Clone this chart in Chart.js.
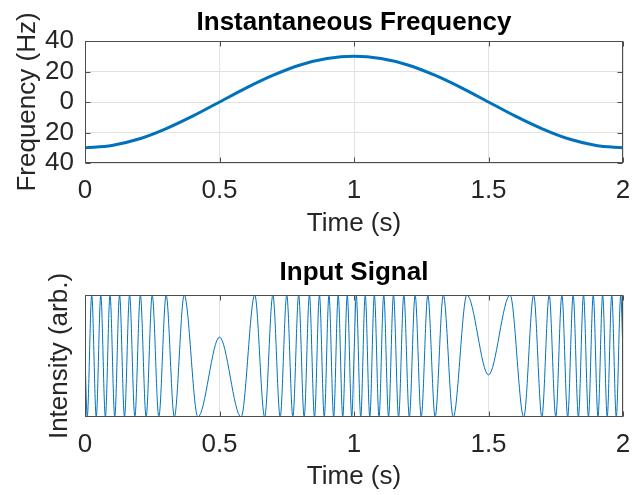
<!DOCTYPE html>
<html>
<head>
<meta charset="utf-8">
<script src="https://cdn.jsdelivr.net/npm/chart.js@4/dist/chart.umd.min.js"></script>
<style>
  body { margin: 0; background: #fff; }
  #wrap { position: relative; width: 634px; height: 495px; }
  .panel { position: absolute; left: 0; }
</style>
</head>
<body>
<div id="wrap">
  <div class="panel" style="top:0"><canvas id="freqChart" width="634" height="248"></canvas></div>
  <div class="panel" style="top:248px"><canvas id="signalChart" width="634" height="247"></canvas></div>
</div>
<script>
// time axis ticks (both panels)
var timeTicks = [0, 0.5, 1, 1.5, 2];
var timeTickLabels = ["0", "0.5", "1", "1.5", "2"];

// top panel: instantaneous frequency (Hz)
var freqTimes = [0, 0.1, 0.2, 0.3, 0.4, 0.5, 0.6, 0.7, 0.8, 0.9, 1.0,
                 1.1, 1.2, 1.3, 1.4, 1.5, 1.6, 1.7, 1.8, 1.9, 2.0];
var freqValues = [-30, -28.5, -24.3, -17.6, -9.3, 0, 9.3, 17.6, 24.3, 28.5, 30,
                  28.5, 24.3, 17.6, 9.3, 0, -9.3, -17.6, -24.3, -28.5, -30];
var freqTickValues = [-40, -20, 0, 20, 40];
var freqTickLabels = ["40", "20", "0", "20", "40"];

// bottom panel: input signal, turning points of the waveform
var signalTimes = [
  0,
  0.0083, 0.0250, 0.0418, 0.0587, 0.0757, 0.0930, 0.1106, 0.1285, 0.1468, 0.1657,
  0.1853, 0.2057, 0.2272, 0.2499, 0.2744, 0.3016, 0.3321, 0.3689, 0.4198,
  0.5,
  0.5802, 0.6311, 0.6679, 0.6984, 0.7256, 0.7501, 0.7728, 0.7943, 0.8147, 0.8343,
  0.8532, 0.8715, 0.8894, 0.9070, 0.9243, 0.9413, 0.9582, 0.9750, 0.9917,
  1.0,
  1.0083, 1.0250, 1.0418, 1.0587, 1.0757, 1.0930, 1.1106, 1.1285, 1.1468, 1.1657,
  1.1853, 1.2057, 1.2272, 1.2499, 1.2744, 1.3016, 1.3321, 1.3689, 1.4198,
  1.5,
  1.5802, 1.6311, 1.6679, 1.6984, 1.7256, 1.7501, 1.7728, 1.7943, 1.8147, 1.8343,
  1.8532, 1.8715, 1.8894, 1.9070, 1.9243, 1.9413, 1.9582, 1.9750, 1.9917,
  2.0
];
var signalValues = [
  0,
  -1, 1, -1, 1, -1, 1, -1, 1, -1, 1, -1, 1, -1, 1, -1, 1, -1, 1, -1,
  0.31,
  -1, 1, -1, 1, -1, 1, -1, 1, -1, 1, -1, 1, -1, 1, -1, 1, -1, 1, -1,
  0,
  1, -1, 1, -1, 1, -1, 1, -1, 1, -1, 1, -1, 1, -1, 1, -1, 1, -1, 1,
  -0.31,
  1, -1, 1, -1, 1, -1, 1, -1, 1, -1, 1, -1, 1, -1, 1, -1, 1, -1, 1,
  0
];

var FONT = "'Liberation Sans', Arial, Helvetica, sans-serif";
var TEXT = "#262626";
var BLUE = "#0072BD";
var GRID = "#e2e2e2";

// matlab style box with inward tick marks
var boxPlugin = {
  id: "box",
  afterDatasetsDraw: function(chart, args, opts) {
    var ctx = chart.ctx, a = chart.chartArea;
    var l = Math.round(a.left) + 0.5, r = Math.round(a.right) - 0.5;
    var t = Math.round(a.top) + 0.5, b = Math.round(a.bottom) - 0.5;
    ctx.save();
    ctx.strokeStyle = "#4d4d4d";
    ctx.lineWidth = 1;
    ctx.strokeRect(l, t, r - l, b - t);
    ctx.beginPath();
    timeTicks.forEach(function(v) {
      var x = Math.round(chart.scales.x.getPixelForValue(v)) + 0.5;
      ctx.moveTo(x, b); ctx.lineTo(x, b - 5);
      ctx.moveTo(x, t); ctx.lineTo(x, t + 5);
    });
    if (opts.yTicks) {
      opts.yTicks.forEach(function(v) {
        var y = Math.round(chart.scales.y.getPixelForValue(v)) + 0.5;
        ctx.moveTo(l, y); ctx.lineTo(l + 5, y);
        ctx.moveTo(r, y); ctx.lineTo(r - 5, y);
      });
    }
    ctx.stroke();
    ctx.restore();
  }
};

function pts(xs, ys) {
  return xs.map(function(x, i) { return {x: x, y: ys[i]}; });
}

function xScale(axisH, titlePad) {
  return {
    type: "linear", min: 0, max: 2,
    afterBuildTicks: function(s) { s.ticks = timeTicks.map(function(v) { return {value: v}; }); },
    afterFit: function(s) { s.height = axisH; s.paddingLeft = 0; s.paddingRight = 0; },
    grid: { color: GRID, drawTicks: false },
    border: { display: false },
    ticks: {
      autoSkip: false, maxRotation: 0, padding: 12, color: TEXT,
      font: { family: FONT, size: 26 },
      callback: function(v) { return timeTickLabels[timeTicks.indexOf(v)]; }
    },
    title: {
      display: true, text: "Time (s)", color: TEXT,
      font: { family: FONT, size: 26 }, padding: { top: 0, bottom: titlePad }
    }
  };
}

function titleOpts(text, top, bottom) {
  return {
    display: true, text: text, color: "#000", fullSize: false,
    font: { family: FONT, size: 26, weight: "bold" },
    padding: { top: top, bottom: bottom }
  };
}

new Chart("freqChart", {
  type: "line",
  data: {
    datasets: [{
      data: pts(freqTimes, freqValues),
      borderColor: BLUE, borderWidth: 3,
      pointRadius: 0, cubicInterpolationMode: "monotone", fill: false
    }]
  },
  options: {
    responsive: false, animation: false,
    layout: { padding: { left: 0, right: 11, top: 0, bottom: 0 } },
    plugins: {
      legend: { display: false }, tooltip: { enabled: false },
      title: titleOpts("Instantaneous Frequency", 6.9, 2.9),
      box: { yTicks: freqTickValues }
    },
    scales: {
      x: xScale(85, 8.4),
      y: {
        min: -40, max: 40,
        afterBuildTicks: function(s) { s.ticks = freqTickValues.map(function(v) { return {value: v}; }); },
        afterFit: function(s) { s.width = 85; },
        grid: { color: GRID, drawTicks: false },
        border: { display: false },
        ticks: {
          autoSkip: false, padding: 11, color: TEXT, font: { family: FONT, size: 26 },
          callback: function(v) { return freqTickLabels[freqTickValues.indexOf(v)]; }
        },
        title: {
          display: true, text: "Frequency (Hz)", color: TEXT,
          font: { family: FONT, size: 26 }, padding: { top: 12.4, bottom: 0 }
        }
      }
    }
  },
  plugins: [boxPlugin]
});

new Chart("signalChart", {
  type: "line",
  data: {
    datasets: [{
      data: pts(signalTimes, signalValues),
      borderColor: BLUE, borderWidth: 1,
      pointRadius: 0, cubicInterpolationMode: "monotone", fill: false
    }]
  },
  options: {
    responsive: false, animation: false,
    layout: { padding: { left: 0, right: 11, top: 0, bottom: 0 } },
    plugins: {
      legend: { display: false }, tooltip: { enabled: false },
      title: titleOpts("Input Signal", 9.4, 6.4),
      box: {}
    },
    scales: {
      x: xScale(78, 2.4),
      y: {
        min: -1, max: 1,
        afterFit: function(s) { s.width = 85; },
        grid: { display: false },
        border: { display: false },
        ticks: { display: false },
        title: {
          display: true, text: "Intensity (arb.)", color: TEXT,
          font: { family: FONT, size: 26 }, padding: { top: 44.4, bottom: 0 }
        }
      }
    }
  },
  plugins: [boxPlugin]
});
</script>
</body>
</html>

_Aim of the exercise:_ All of the data above should be transcribed verbatim, with pictures omitted.

_Problem solution:_
Clone this chart in Chart.js.
<!DOCTYPE html>
<html>
<head>
<meta charset="utf-8">
<script src="https://cdn.jsdelivr.net/npm/chart.js@4/dist/chart.umd.min.js"></script>
<style>
  body { margin: 0; background: #fff; }
  #wrap { position: relative; width: 634px; height: 495px; }
  .panel { position: absolute; left: 0; }
</style>
</head>
<body>
<div id="wrap">
  <div class="panel" style="top:0"><canvas id="freqChart" width="634" height="248"></canvas></div>
  <div class="panel" style="top:248px"><canvas id="signalChart" width="634" height="247"></canvas></div>
</div>
<script>
// time axis ticks (both panels)
var timeTicks = [0, 0.5, 1, 1.5, 2];
var timeTickLabels = ["0", "0.5", "1", "1.5", "2"];

// top panel: instantaneous frequency (Hz)
var freqTimes = [0, 0.1, 0.2, 0.3, 0.4, 0.5, 0.6, 0.7, 0.8, 0.9, 1.0,
                 1.1, 1.2, 1.3, 1.4, 1.5, 1.6, 1.7, 1.8, 1.9, 2.0];
var freqValues = [-30, -28.5, -24.3, -17.6, -9.3, 0, 9.3, 17.6, 24.3, 28.5, 30,
                  28.5, 24.3, 17.6, 9.3, 0, -9.3, -17.6, -24.3, -28.5, -30];
var freqTickValues = [-40, -20, 0, 20, 40];
var freqTickLabels = ["40", "20", "0", "20", "40"];

// bottom panel: input signal, turning points of the waveform
var signalTimes = [
  0,
  0.0083, 0.0250, 0.0418, 0.0587, 0.0757, 0.0930, 0.1106, 0.1285, 0.1468, 0.1657,
  0.1853, 0.2057, 0.2272, 0.2499, 0.2744, 0.3016, 0.3321, 0.3689, 0.4198,
  0.5,
  0.5802, 0.6311, 0.6679, 0.6984, 0.7256, 0.7501, 0.7728, 0.7943, 0.8147, 0.8343,
  0.8532, 0.8715, 0.8894, 0.9070, 0.9243, 0.9413, 0.9582, 0.9750, 0.9917,
  1.0,
  1.0083, 1.0250, 1.0418, 1.0587, 1.0757, 1.0930, 1.1106, 1.1285, 1.1468, 1.1657,
  1.1853, 1.2057, 1.2272, 1.2499, 1.2744, 1.3016, 1.3321, 1.3689, 1.4198,
  1.5,
  1.5802, 1.6311, 1.6679, 1.6984, 1.7256, 1.7501, 1.7728, 1.7943, 1.8147, 1.8343,
  1.8532, 1.8715, 1.8894, 1.9070, 1.9243, 1.9413, 1.9582, 1.9750, 1.9917,
  2.0
];
var signalValues = [
  0,
  -1, 1, -1, 1, -1, 1, -1, 1, -1, 1, -1, 1, -1, 1, -1, 1, -1, 1, -1,
  0.31,
  -1, 1, -1, 1, -1, 1, -1, 1, -1, 1, -1, 1, -1, 1, -1, 1, -1, 1, -1,
  0,
  1, -1, 1, -1, 1, -1, 1, -1, 1, -1, 1, -1, 1, -1, 1, -1, 1, -1, 1,
  -0.31,
  1, -1, 1, -1, 1, -1, 1, -1, 1, -1, 1, -1, 1, -1, 1, -1, 1, -1, 1,
  0
];

var FONT = "'Liberation Sans', Arial, Helvetica, sans-serif";
var TEXT = "#262626";
var BLUE = "#0072BD";
var GRID = "#e2e2e2";

// matlab style box with inward tick marks
var boxPlugin = {
  id: "box",
  afterDatasetsDraw: function(chart, args, opts) {
    var ctx = chart.ctx, a = chart.chartArea;
    var l = Math.round(a.left) + 0.5, r = Math.round(a.right) - 0.5;
    var t = Math.round(a.top) + 0.5, b = Math.round(a.bottom) - 0.5;
    ctx.save();
    ctx.strokeStyle = "#4d4d4d";
    ctx.lineWidth = 1;
    ctx.strokeRect(l, t, r - l, b - t);
    ctx.beginPath();
    timeTicks.forEach(function(v) {
      var x = Math.round(chart.scales.x.getPixelForValue(v)) + 0.5;
      ctx.moveTo(x, b); ctx.lineTo(x, b - 5);
      ctx.moveTo(x, t); ctx.lineTo(x, t + 5);
    });
    if (opts.yTicks) {
      opts.yTicks.forEach(function(v) {
        var y = Math.round(chart.scales.y.getPixelForValue(v)) + 0.5;
        ctx.moveTo(l, y); ctx.lineTo(l + 5, y);
        ctx.moveTo(r, y); ctx.lineTo(r - 5, y);
      });
    }
    ctx.stroke();
    ctx.restore();
  }
};

function pts(xs, ys) {
  return xs.map(function(x, i) { return {x: x, y: ys[i]}; });
}

function xScale(axisH, titlePad) {
  return {
    type: "linear", min: 0, max: 2,
    afterBuildTicks: function(s) { s.ticks = timeTicks.map(function(v) { return {value: v}; }); },
    afterFit: function(s) { s.height = axisH; s.paddingLeft = 0; s.paddingRight = 0; },
    grid: { color: GRID, drawTicks: false },
    border: { display: false },
    ticks: {
      autoSkip: false, maxRotation: 0, padding: 12, color: TEXT,
      font: { family: FONT, size: 26 },
      callback: function(v) { return timeTickLabels[timeTicks.indexOf(v)]; }
    },
    title: {
      display: true, text: "Time (s)", color: TEXT,
      font: { family: FONT, size: 26 }, padding: { top: 0, bottom: titlePad }
    }
  };
}

function titleOpts(text, top, bottom) {
  return {
    display: true, text: text, color: "#000", fullSize: false,
    font: { family: FONT, size: 26, weight: "bold" },
    padding: { top: top, bottom: bottom }
  };
}

new Chart("freqChart", {
  type: "line",
  data: {
    datasets: [{
      data: pts(freqTimes, freqValues),
      borderColor: BLUE, borderWidth: 3,
      pointRadius: 0, cubicInterpolationMode: "monotone", fill: false
    }]
  },
  options: {
    responsive: false, animation: false,
    layout: { padding: { left: 0, right: 11, top: 0, bottom: 0 } },
    plugins: {
      legend: { display: false }, tooltip: { enabled: false },
      title: titleOpts("Instantaneous Frequency", 6.9, 2.9),
      box: { yTicks: freqTickValues }
    },
    scales: {
      x: xScale(85, 8.4),
      y: {
        min: -40, max: 40,
        afterBuildTicks: function(s) { s.ticks = freqTickValues.map(function(v) { return {value: v}; }); },
        afterFit: function(s) { s.width = 85; },
        grid: { color: GRID, drawTicks: false },
        border: { display: false },
        ticks: {
          autoSkip: false, padding: 11, color: TEXT, font: { family: FONT, size: 26 },
          callback: function(v) { return freqTickLabels[freqTickValues.indexOf(v)]; }
        },
        title: {
          display: true, text: "Frequency (Hz)", color: TEXT,
          font: { family: FONT, size: 26 }, padding: { top: 12.4, bottom: 0 }
        }
      }
    }
  },
  plugins: [boxPlugin]
});

new Chart("signalChart", {
  type: "line",
  data: {
    datasets: [{
      data: pts(signalTimes, signalValues),
      borderColor: BLUE, borderWidth: 1,
      pointRadius: 0, cubicInterpolationMode: "monotone", fill: false
    }]
  },
  options: {
    responsive: false, animation: false,
    layout: { padding: { left: 0, right: 11, top: 0, bottom: 0 } },
    plugins: {
      legend: { display: false }, tooltip: { enabled: false },
      title: titleOpts("Input Signal", 9.4, 6.4),
      box: {}
    },
    scales: {
      x: xScale(78, 2.4),
      y: {
        min: -1, max: 1,
        afterFit: function(s) { s.width = 85; },
        grid: { display: false },
        border: { display: false },
        ticks: { display: false },
        title: {
          display: true, text: "Intensity (arb.)", color: TEXT,
          font: { family: FONT, size: 26 }, padding: { top: 44.4, bottom: 0 }
        }
      }
    }
  },
  plugins: [boxPlugin]
});
</script>
</body>
</html>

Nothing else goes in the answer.